We in America have created suicidal government; the threatened federal shutdown and stubborn budget deficits are but symptoms. By suicidal, I mean that government has promised more than it can realistically deliver and, as a result, repeatedly disappoints by providing less than people expect or jeopardizing what they already have. But government can’t easily correct its excesses, because Americans depend on it for so much that any effort to change the status arouses a firestorm of opposition that virtually ensures defeat. Government’s very expansion has brought it into disrepute, paralyzed politics and impeded it from acting in the national interest.
Few Americans realize the extent of their dependency. The Census Bureau reports that in 2009 almost half (46.2 percent) of the 300 million Americans received at least one federal benefit: 46.5 million, Social Security; 42.6 million, Medicare; 42.4 million, Medicaid; 36.1 million, food stamps; 3.2 million, veterans’ benefits; 12.4 million, housing subsidies. The census list doesn’t include tax breaks. Counting those, perhaps three-quarters or more of Americans receive some sizable government benefit. For example, about 22 percent of taxpayers benefit from the home mortgage interest deduction and 43 percent from the preferential treatment of employer-provided health insurance, says the nonpartisan Tax Policy Center.
“Once politics was about only a few things; today, it is about nearly everything,” writes the eminent political scientist James Q. Wilson in a recent collection of essays (“American Politics, Then and Now”). The concept of “vital national interest” is stretched. We deploy government casually to satisfy any mass desire, correct any perceived social shortcoming or remedy any market deficiency. What has abetted this political sprawl, notes Wilson, is the rising influence of “action intellectuals” — professors, pundits, “experts” — who provide respectable rationales for various political agendas.
The consequence is political overload: The system can no longer make choices, especially unpleasant choices, for the good of the nation as a whole. Public opinion is hopelessly muddled. Polls by the National Opinion Research Center at the University of Chicago consistently show Americans want more spending for education (74 percent), health care (60 percent), Social Security (57 percent) and, indeed, almost everything. By the same polls, between half and two-thirds of Americans regularly feel their taxes are too high; in 2010, a paltry 2 percent thought them too low. Big budget deficits follow logically; but of course, most Americans want those trimmed, too.
The trouble is that, despite superficial support for “deficit reduction” or “tax reform,” few Americans would surrender their own benefits, subsidies and tax breaks — a precondition for success. As a practical matter, most federal programs and tax breaks fall into one of two categories, each resistant to change.

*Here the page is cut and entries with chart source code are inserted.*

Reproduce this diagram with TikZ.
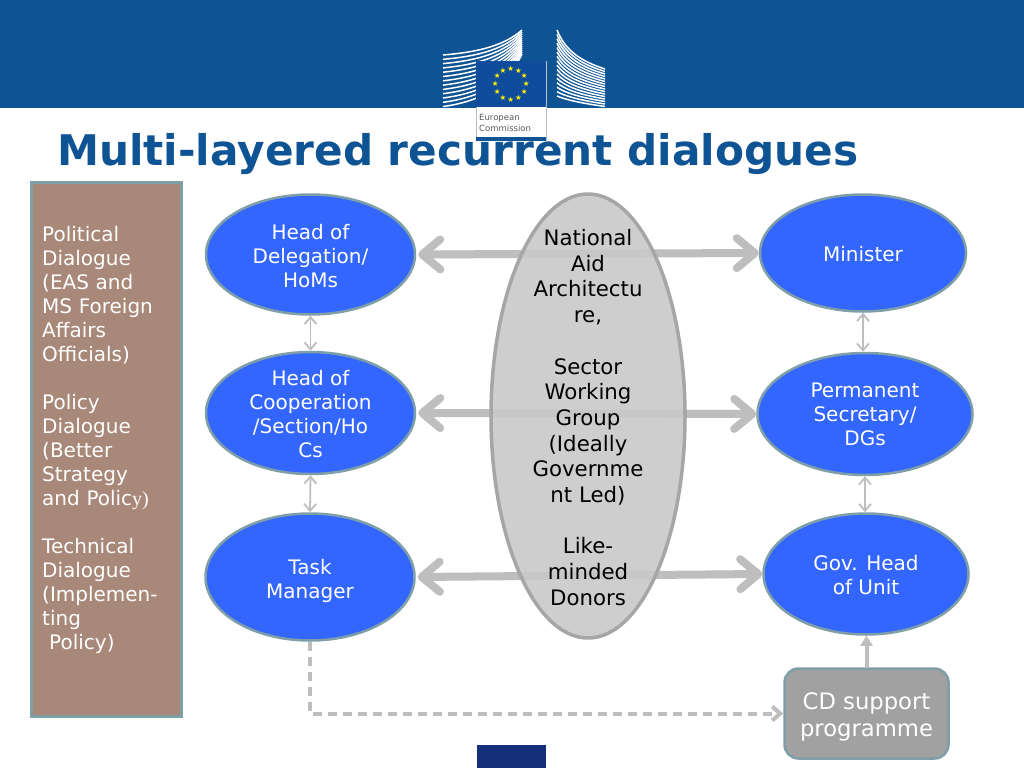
\documentclass[tikz,border=0pt]{standalone}
\usepackage{fontspec}
\setmainfont{DejaVu Sans}
\newfontfamily\serifpart{Liberation Serif}
\usetikzlibrary{arrows.meta,shapes.geometric}
\definecolor{banner}{HTML}{0E5494}
\definecolor{bluefill}{HTML}{3366FF}
\definecolor{edgeteal}{HTML}{7F9FA8}
\definecolor{boxbrown}{HTML}{A88878}
\definecolor{flagblue}{HTML}{0F4C9C}
\definecolor{lightgrey}{HTML}{BEBEBE}
\definecolor{squareblue}{HTML}{14307A}
\tikzset{
  x=1pt,y=-1pt,
  blob/.style={ellipse,draw=edgeteal,line width=2.5pt,fill=bluefill,inner sep=0pt},
  blobtext/.style={text=white,inner sep=0pt,align=center,font=\fontsize{20}{24}\selectfont},
  thick arrow/.style={draw=lightgrey,line width=8pt,shorten <=2pt,{Straight Barb[length=18pt,width=30pt,round]}-{Straight Barb[length=18pt,width=30pt,round]}},
  thin arrow/.style={draw=lightgrey,line width=1.8pt,{Straight Barb[length=7pt,width=12pt]}-{Straight Barb[length=7pt,width=12pt]}},
  dash arrow/.style={draw=lightgrey,line width=4pt,dash pattern=on 9pt off 6pt,-{Straight Barb[length=8pt,width=14pt]}},
  up arrow/.style={draw=lightgrey,line width=4pt,-{Triangle[length=10pt,width=12pt]}},
  building/.style={draw=white,line width=1.5pt}
}
\begin{document}
\begin{tikzpicture}
\useasboundingbox (0,0) rectangle (1024,768);
\fill[white] (0,0) rectangle (1024,768);
\fill[banner] (0,0) rectangle (1024,108);
% logo buildings
\begin{scope}
\clip (430,20) rectangle (620,108);
\foreach \i in {0,...,12} {
  \draw[building] (443,{55+\i*4.3}) .. controls (480,{52+\i*4.1}) and (505,{45+\i*3.6}) .. (522,{30+\i*2.0});
}
\foreach \i in {0,...,15} {
  \draw[building] (557,{30+\i*4.4}) .. controls (565,{50+\i*3.3}) and (580,{61+\i*2.8}) .. (605,{69+\i*2.5});
}
\end{scope}
% logo
\fill[white] (476,61) rectangle (546,140);
\draw[lightgrey,line width=.6pt] (476,61) rectangle (546,140);
\fill[flagblue] (476,61) rectangle (546,107);
\fill[banner] (476,137) rectangle (546,141);
\foreach \a in {0,30,...,330} {
  \node[text=yellow,inner sep=0pt,font=\fontsize{7.5}{7.5}\selectfont] at ({510.7+15.5*cos(\a)},{84-15.5*sin(\a)}) {★};
}
\node[text=black!65,align=left,anchor=west,inner sep=0pt,font=\fontsize{8.5}{11}\selectfont] (logotext) at (479,122.5) {European\\Commission};
% left box
\node[rectangle,draw=edgeteal,line width=2.5pt,fill=boxbrown,minimum width=150pt,minimum height=534pt,inner sep=0pt] (side) at (106.5,449.5) {};
\node[text=white,inner sep=0pt,anchor=west,align=left,text width=135pt,font=\fontsize{20}{24}\selectfont] (sidetext) at (42,440.4) {Political\\Dialogue\\(EAS and\\MS Foreign\\Affairs\\Officials)\\\mbox{}\\Policy\\Dialogue\\(Better\\Strategy\\and Polic{\serifpart y)}\\\mbox{}\\Technical\\Dialogue\\(Implemen-\\ting\\\hspace*{7pt}Policy)};
% nodes
\node[blob,minimum width=209pt,minimum height=120pt] (hod) at (310.5,254.5) {};
\node[blob,minimum width=209pt,minimum height=122pt] (hoc) at (310.5,413) {};
\node[blob,minimum width=209pt,minimum height=127pt] (task) at (310,577) {};
\node[blob,minimum width=206pt,minimum height=117pt] (min) at (863,253) {};
\node[blob,minimum width=215pt,minimum height=122pt] (perm) at (865,414) {};
\node[blob,minimum width=205pt,minimum height=121pt] (gov) at (866,574) {};
\node[rectangle,rounded corners=14pt,draw=edgeteal,line width=2.5pt,fill=black!37,minimum width=164pt,minimum height=90pt,inner sep=0pt] (cd) at (866.5,713.5) {};
\node[blobtext] (hodtext) at (310.5,256.5) {Head of\\Delegation/\\HoMs};
\node[blobtext] (hoctext) at (310.5,414) {Head of\\Cooperation\\/Section/Ho\\Cs};
\node[blobtext] (tasktext) at (310,581) {Task\\Manager};
\node[blobtext] (mintext) at (863,254) {Minister};
\node[blobtext] (permtext) at (865,414) {Permanent\\Secretary/\\DGs};
\node[blobtext] (govtext) at (866,575) {Gov. Head\\of Unit};
\node[blobtext,font=\fontsize{22.7}{27}\selectfont] (cdtext) at (866.5,717) {CD support\\programme};
% connectors
\draw[thick arrow] (hod.east) -- (min.west);
\draw[thick arrow] (hoc.east) -- (perm.west);
\draw[thick arrow] (task.east) -- (gov.west);
\draw[thin arrow] (hod.south) -- (hoc.north);
\draw[thin arrow] (hoc.south) -- (task.north);
\draw[thin arrow] (min.south) -- (min.south |- perm.north);
\draw[thin arrow] (perm.south) -- (perm.south |- gov.north);
\draw[up arrow] (cd.north) -- (cd.north |- gov.south);
\draw[dash arrow] (task.south) |- (cd.west);
% centre ellipse
\node[ellipse,draw=black!35,line width=3.5pt,fill=black!21,fill opacity=.9,draw opacity=1,inner sep=0pt,minimum width=194pt,minimum height=444pt] (centre) at (588,416) {};
\node[inner sep=0pt,align=center,font=\fontsize{21.3}{25.7}\selectfont] (centretext) at (588,417.5) {National\\Aid\\Architectu\\re,\\\mbox{}\\Sector\\Working\\Group\\(Ideally\\Governme\\nt Led)\\\mbox{}\\Like-\\minded\\Donors};
% title
\node[anchor=west,inner sep=0pt,text=banner,font=\bfseries\fontsize{42.2}{50}\selectfont] (title) at (57,154) {Multi-layered recurrent dialogues};
% bottom square
\fill[squareblue] (477,745) rectangle (546,768);
\end{tikzpicture}
\end{document}
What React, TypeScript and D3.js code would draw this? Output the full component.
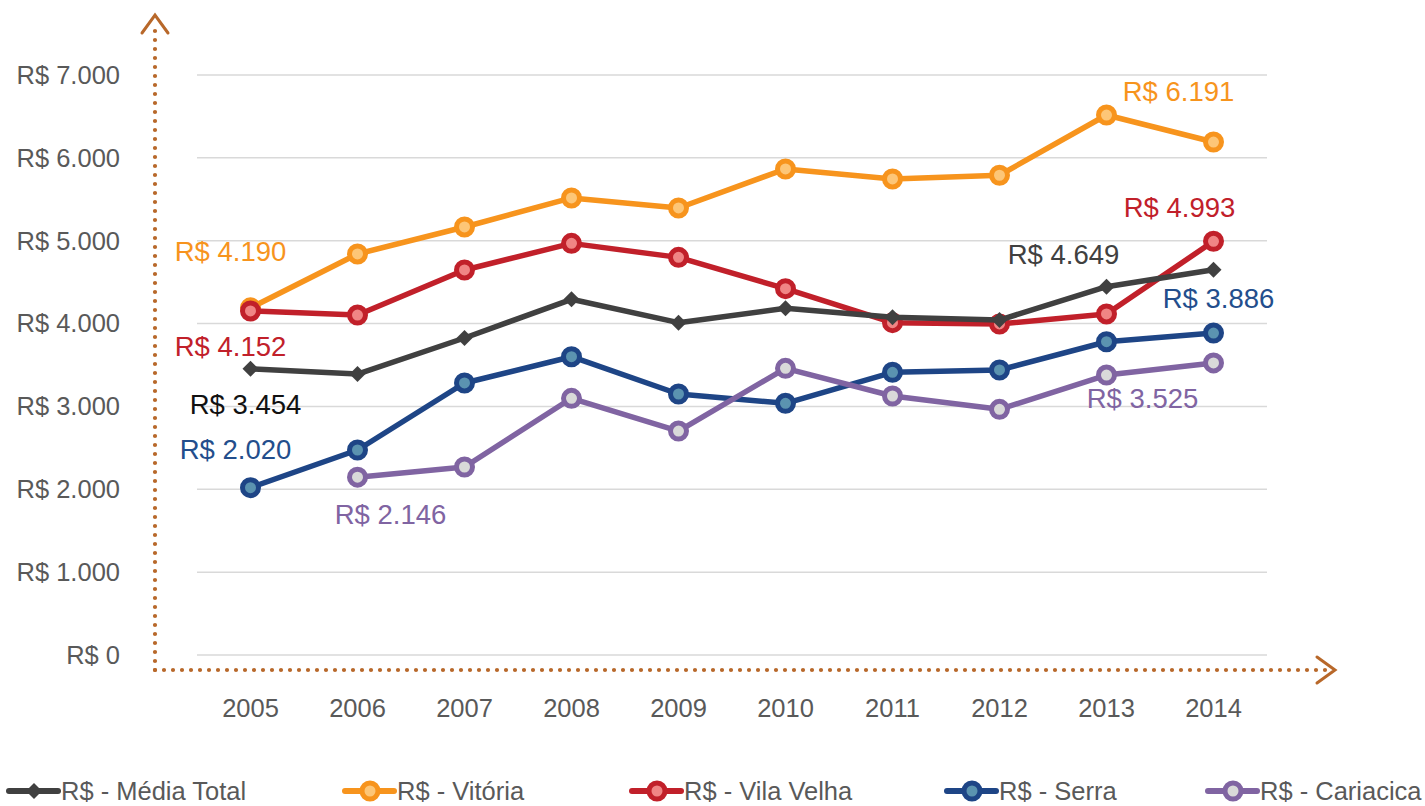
import React from 'react';
import * as d3 from 'd3';

// ---- data ----
const years = ['2005', '2006', '2007', '2008', '2009', '2010', '2011', '2012', '2013', '2014'];
const mediaTotal = [3454, 3391, 3826, 4293, 4011, 4184, 4075, 4043, 4445, 4649];
const vitoria = [4190, 4840, 5166, 5516, 5395, 5866, 5745, 5790, 6517, 6191];
const vilaVelha = [4152, 4103, 4647, 4968, 4799, 4421, 4011, 3995, 4116, 4993];
const serra = [2020, 2474, 3283, 3600, 3150, 3038, 3412, 3440, 3781, 3886];
const cariacica: (number | null)[] = [null, 2146, 2269, 3098, 2703, 3460, 3126, 2965, 3379, 3525];
const yTicks = [0, 1000, 2000, 3000, 4000, 5000, 6000, 7000];

const width = 1425;
const height = 806;
const font = '"Liberation Sans", Arial, sans-serif';
const axisColor = '#B8682A';
const textColor = '#595959';

type Series = {
  name: string;
  values: (number | null)[];
  color: string;
  inner: string;
  marker: 'circle' | 'diamond';
  labelColor: string;
  // which points get a label, and where the label sits relative to the point
  labels: { i: number; dx: number; dy: number }[];
  legendX: number;
};

const series: Series[] = [
  {
    name: 'R$ - Vitória', values: vitoria, color: '#F7941D', inner: '#FDC677', marker: 'circle',
    labelColor: '#F7941D', labels: [{ i: 0, dx: -20, dy: -47 }, { i: 9, dx: -35, dy: -41 }], legendX: 345,
  },
  {
    name: 'R$ - Vila Velha', values: vilaVelha, color: '#C1202A', inner: '#F08585', marker: 'circle',
    labelColor: '#C1202A', labels: [{ i: 0, dx: -20, dy: 45 }, { i: 9, dx: -34, dy: -24 }], legendX: 632,
  },
  {
    name: 'R$ - Serra', values: serra, color: '#1E4586', inner: '#5B93B0', marker: 'circle',
    labelColor: '#234E8C', labels: [{ i: 0, dx: -15, dy: -29 }, { i: 9, dx: 5, dy: -25 }], legendX: 947,
  },
  {
    name: 'R$ - Cariacica', values: cariacica, color: '#8064A2', inner: '#D9D9D9', marker: 'circle',
    labelColor: '#8064A2', labels: [{ i: 1, dx: 33, dy: 47 }, { i: 9, dx: -71, dy: 45 }], legendX: 1208,
  },
  {
    name: 'R$ - Média Total', values: mediaTotal, color: '#404040', inner: '#404040', marker: 'diamond',
    labelColor: '#111111', labels: [{ i: 0, dx: -5, dy: 45 }, { i: 9, dx: -150, dy: -6 }], legendX: 9,
  },
];

const ptBR = d3.formatLocale({ decimal: ',', thousands: '.', grouping: [3], currency: ['R$ ', ''] });
const fmt = ptBR.format('$,.0f');

const x = d3.scaleBand<string>().domain(years).range([197, 1267]);
const y = d3.scaleLinear().domain([0, 7000]).range([655, 75]);
const cx = (yr: string) => (x(yr) ?? 0) + x.bandwidth() / 2;

const Marker = ({ s, px, py }: { s: Series; px: number; py: number }) =>
  s.marker === 'diamond' ? (
    <path d={`M${px},${py - 8}L${px + 8},${py}L${px},${py + 8}L${px - 8},${py}Z`} fill={s.color} />
  ) : (
    <circle cx={px} cy={py} r={8} fill={s.inner} stroke={s.color} strokeWidth={5} />
  );

export default function App() {
  const line = d3.line<number | null>()
    .defined((d) => d != null)
    .x((_, i) => cx(years[i]))
    .y((d) => y(d as number));

  const axisY = 670;
  const axisX = 155;

  return (
    <svg width={width} height={height} style={{ position: 'absolute', left: 0, top: 0, background: '#fff' }}
      fontFamily={font}>
      {/* gridlines */}
      {yTicks.map((t) => (
        <line key={t} x1={197} x2={1267} y1={y(t)} y2={y(t)} stroke="#D9D9D9" strokeWidth={1.5} />
      ))}
      {/* y tick labels */}
      {yTicks.map((t) => (
        <text key={t} x={120} y={y(t)} dy="0.35em" textAnchor="end" fontSize={25.5} fill={textColor}>
          {fmt(t)}
        </text>
      ))}
      {/* x tick labels */}
      {years.map((yr) => (
        <text key={yr} x={cx(yr)} y={717} textAnchor="middle" fontSize={25.5} fill={textColor}>{yr}</text>
      ))}

      {/* dotted axes with arrowheads */}
      <g stroke={axisColor} fill="none" strokeLinecap="round">
        <line x1={axisX} y1={axisY} x2={axisX} y2={24} strokeWidth={4.2} strokeDasharray="0 9" />
        <line x1={axisX} y1={axisY} x2={1330} y2={axisY} strokeWidth={4.2} strokeDasharray="0 9" />
        <path d={`M${axisX - 13},${33}L${axisX},${15}L${axisX + 13},${33}`} strokeWidth={3} strokeLinejoin="miter" />
        <path d={`M1317,${axisY - 13}L1335,${axisY}L1317,${axisY + 13}`} strokeWidth={3} />
      </g>

      {/* series lines and markers */}
      {series.map((s) => (
        <g key={s.name}>
          <path d={line(s.values) ?? ''} fill="none" stroke={s.color} strokeWidth={5.5} strokeLinejoin="round" />
          {s.values.map((v, i) =>
            v == null ? null : <Marker key={i} s={s} px={cx(years[i])} py={y(v)} />
          )}
        </g>
      ))}

      {/* data labels */}
      {series.map((s) =>
        s.labels.map((l) => {
          const v = s.values[l.i] as number;
          const isLast = l.i === years.length - 1 && s.marker === 'diamond';
          return (
            <text key={s.name + l.i} x={cx(years[l.i]) + l.dx} y={y(v) + l.dy} textAnchor="middle"
              fontSize={27.5} fill={isLast ? '#404040' : s.labelColor}>
              {fmt(v)}
            </text>
          );
        })
      )}

      {/* legend */}
      {series.map((s) => (
        <g key={s.name} transform={`translate(${s.legendX},791)`}>
          <line x1={0} x2={49} y1={0} y2={0} stroke={s.color} strokeWidth={6} strokeLinecap="round" />
          <Marker s={s} px={25} py={0} />
          <text x={52} y={9} fontSize={25.5} fill={textColor}>{s.name}</text>
        </g>
      ))}
    </svg>
  );
}
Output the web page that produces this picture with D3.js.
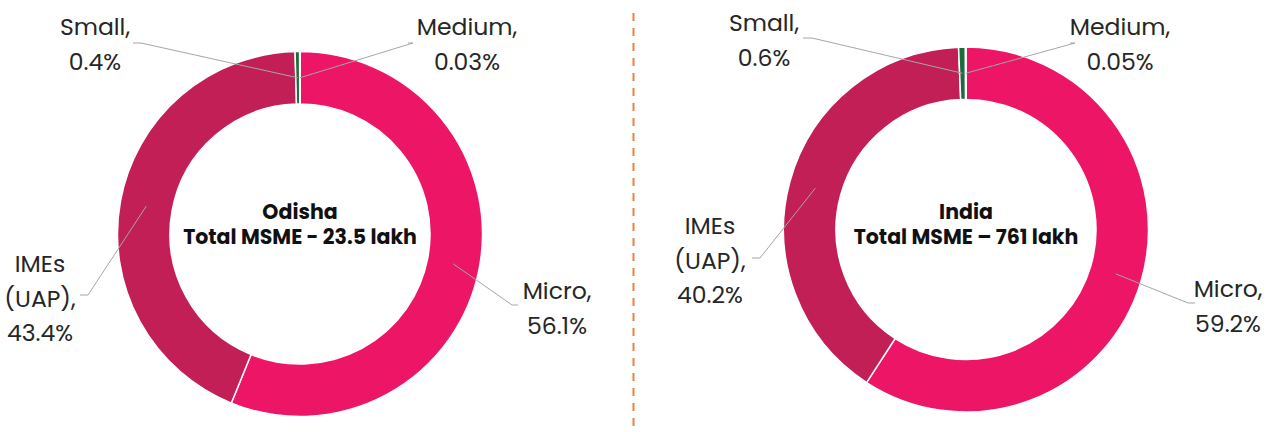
<!DOCTYPE html>
<html>
<head>
<meta charset="utf-8">
<script src="https://cdn.jsdelivr.net/npm/d3@7"></script>
<style>
  html, body { margin: 0; padding: 0; background: #fff; }
  svg text { font-family: Poppins, Inter, "Noto Sans", sans-serif; }
</style>
</head>
<body>
<script>
// data
var categories = ["Micro", "IMEs (UAP)", "Small", "Medium"];
var labelLines = [["Micro,"], ["IMEs", "(UAP),"], ["Small,"], ["Medium,"]];
var odishaValues = [56.1, 43.4, 0.4, 0.03];
var indiaValues = [59.2, 40.2, 0.6, 0.05];
var odishaLabels = ["56.1%", "43.4%", "0.4%", "0.03%"];
var indiaLabels = ["59.2%", "40.2%", "0.6%", "0.05%"];
var centerTitles = [["Odisha", "Total MSME - 23.5 lakh"], ["India", "Total MSME \u2013 761 lakh"]];

var colors = d3.scaleOrdinal()
    .domain(categories)
    .range(["#ED1566", "#C11F56", "#1C6B3B", "#4CA066"]);

var W = 1269, H = 432;
var svg = d3.select("body").append("svg")
    .attr("width", W)
    .attr("height", H);

// dashed divider
svg.append("line")
    .attr("x1", 633.5).attr("x2", 633.5)
    .attr("y1", 13).attr("y2", H)
    .attr("stroke", "#EE8040")
    .attr("stroke-width", 2)
    .attr("stroke-dasharray", "8,7");

// where the labels sit (text x, first baseline, elbow point, tail x)
var layouts = [
  { cx: 300, cy: 234,
    labels: [
      { x: 557, y: 299, ex: 512, ey: 305, tx: 518 },
      { x: 40,  y: 272, ex: 88,  ey: 295, tx: 80 },
      { x: 95,  y: 35,  ex: 141, ey: 43,  tx: 133 },
      { x: 467, y: 35,  ex: 413, ey: 43,  tx: 408 }
    ] },
  { cx: 966, cy: 229.5,
    labels: [
      { x: 1228, y: 297, ex: 1188, ey: 303, tx: 1195 },
      { x: 710,  y: 234, ex: 760,  ey: 258, tx: 752 },
      { x: 764,  y: 31,  ex: 812,  ey: 38,  tx: 803 },
      { x: 1120, y: 35,  ex: 1075, ey: 43,  tx: 1070 }
    ] }
];

var rOuter = 182.5, rInner = 130;
var arc = d3.arc().innerRadius(rInner).outerRadius(rOuter);
var midArc = d3.arc().innerRadius((rInner + rOuter) / 2).outerRadius((rInner + rOuter) / 2);
var pie = d3.pie().sort(null).value(function(d){ return d; });

function drawDonut(values, pctLabels, title, lay){
  var g = svg.append("g").attr("transform", "translate(" + lay.cx + "," + lay.cy + ")");
  var arcs = pie(values);

  g.selectAll("path.slice")
    .data(arcs)
    .enter().append("path")
    .attr("class", "slice")
    .attr("d", arc)
    .attr("fill", function(d, i){ return colors(categories[i]); })
    .attr("stroke", "#fff")
    .attr("stroke-width", 1.5);

  // leader lines + labels
  arcs.forEach(function(d, i){
    var c = midArc.centroid(d);
    var L = lay.labels[i];
    var pts = [[c[0] + lay.cx, c[1] + lay.cy], [L.ex, L.ey], [L.tx, L.ey]];
    svg.append("path")
      .attr("d", d3.line()(pts))
      .attr("fill", "none")
      .attr("stroke", "#A6A6A6")
      .attr("stroke-width", 1);

    var lines = labelLines[i].concat([pctLabels[i]]);
    var t = svg.append("text")
      .attr("text-anchor", "middle")
      .attr("font-size", 23.5)
      .attr("fill", "#262626");
    lines.forEach(function(s, k){
      t.append("tspan")
        .attr("x", L.x)
        .attr("y", L.y + k * 34.5)
        .text(s);
    });
  });

  // center title (absolute baselines 219 / 243)
  svg.append("text")
    .attr("text-anchor", "middle")
    .attr("font-size", 20.5)
    .attr("font-weight", 700)
    .attr("fill", "#111")
    .selectAll("tspan")
    .data(title)
    .enter().append("tspan")
    .attr("x", lay.cx)
    .attr("y", function(d, k){ return k === 0 ? 219 : 244; })
    .text(function(d){ return d; });
}

drawDonut(odishaValues, odishaLabels, centerTitles[0], layouts[0]);
drawDonut(indiaValues, indiaLabels, centerTitles[1], layouts[1]);
</script>
</body>
</html>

The first includes big items (Social Security, the mortgage interest deduction) whose benefits are so large that any hint of cuts prompts massive opposition — or its specter. Practical politicians retreat. The second encompasses smaller programs (Amtrak, ethanol subsidies) that, though having a tiny budget effect, inspire fanatical devotion from their supporters. Just recently, for example, the documentary filmmaker Ken Burns defended culture subsidies (“an infinitesimally small fraction of the deficit”) in The Post. Politicians retreat; meager budget gains aren’t worth the disproportionate public vilification.
Well, if you can’t change big programs or small programs, what can you do? Not much.
If deficits were temporary — they were certainly justified to temper the recession — or small, they would be less worrisome. That was true for many years. No more. An aging population and uncontrolled health costs now create an ongoing and massive mismatch between spending and revenue, even at “full employment.” The great threat is a future debt crisis, with investors balking at buying all the Treasury bonds the government requires to operate. So President Obama and Congress face a dilemma: The more they seek to defuse the economic problem of too much debt, the greater the political risks they assume by cutting spending or raising taxes.
The package to prevent a shutdown barely touches the prevailing stalemate. House Budget Committee Chairman Paul Ryan’s proposed 2012 budget forthrightly addresses health spending but doesn’t make any cuts in Social Security. Ryan’s plan would ultimately gut defense and some valuable domestic programs; it wouldn’t reach balance until about 2040. Compared with Democrats, however, Ryan is a model of intellectual rigor and political courage. Obama would run huge deficits from now to eternity; the Congressional Budget Office has projected about $12 trillion of added debt from 2010 to 2021 under his policies. Obama urges an “adult” conversation and acts like a child, denying the unappealing choices.
Government is suicidal because it breeds expectations that cannot be met. All the partisan skirmishing over who gets credit for averting a shutdown misses the larger issue: whether we can restore government as an instrument of progress or whether it remains — as it is now — a threat.